By Nina Freedman, Second Year English
“2, 4, 6, 8, Stop the Violence, Stop the Rape!” These words rang in my ears as I marched up Park Street alongside hundreds of other women. Cars and people parted for us as we made our defiant march through the city centre.
Only a week earlier, I had sprinted back from Spoons at 10pm because none of my male friends were around to walk me home. Only yesterday, I changed my route home because I was convinced someone was following me. Every day I still implore my friends to text me when they get home so my fears for their safety can be alleviated.
Walking in solidarity with countless other women felt so far removed from these fear-filled experiences. For once, people were actually scared of us. We had power and influence over all the roads and we were, quite literally, traffic stoppers.
For once, people were actually scared of us
As feminist discourse has evolved and developed, so too the conversations around Reclaim have transformed. Whereas 40 years ago, at the start of the march, women were worrying about the Yorkshire ripper, our conversations turned to intersectionality and the UCU strikes. It was wonderful to hear feminists from all different backgrounds unite against a common threat.
I believe that this shows the importance of the continuation of this march. As long as sexual violence and gender inequality permeate our society, this march remains vital. If women cannot feel comfortable walking alone at night time then how can we say our job as feminists is done?
In a post #MeToo era, issues of sexual violence are very much in the public consciousness.
While this is a great thing, it does little to prevent the despicable rape culture that permeates our society. Young boys are still mimicking the same disgusting behaviour and speech of older men and cases of rape are still grossly under-reported.
This march was a fat middle finger to this rape culture and to the misogyny still entrenched within our society.
Not only was it a great opportunity for women to come together and share their experiences, but it was a demonstration of discontent and a call for things in society to change. The people who attended the march weren’t just there to make a point, we were angry and we wanted our voices to be heard.
This march was a fat middle finger to this rape culture
The terms ‘sisterhood’ and ‘girl power’ have been appropriated and thrown around a lot in contemporary culture but it was only through this march that I experienced them properly.
During and after the march, we were presented with a variety of speeches and performances which reflected experiences surrounding sexual violence and misogyny. Though some of them were jarring or potentially triggering, it was amazing to see the lived experiences of so many different women represented. From discussions of intersectionality and transgender issues to poignant spoken word pieces and pole dancing, the event was a true celebration of what it means for all of us to be women.
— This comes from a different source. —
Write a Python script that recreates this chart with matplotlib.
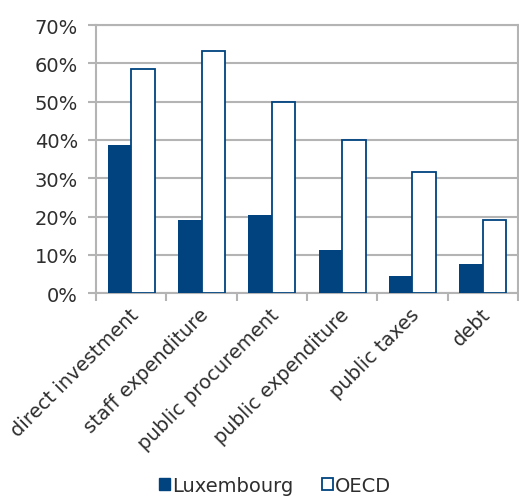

I would like to offer my sincere thanks to the women’s network for organising this march and all those involved in marshalling or performing. You all helped contribute to an amazing atmosphere that allowed us to feel empowered and liberated in a safe environment.
I only hope that someday women will be able to feel equally safe and empowered in all aspects of their lives. It is a sad reality that it takes hundreds of other women for me to feel comfortable walking at night-time.
One day, when sexual violence and prejudice against women has ended, I hope to feel that comfortable in my own right and then we can say that we have truly reclaimed the night.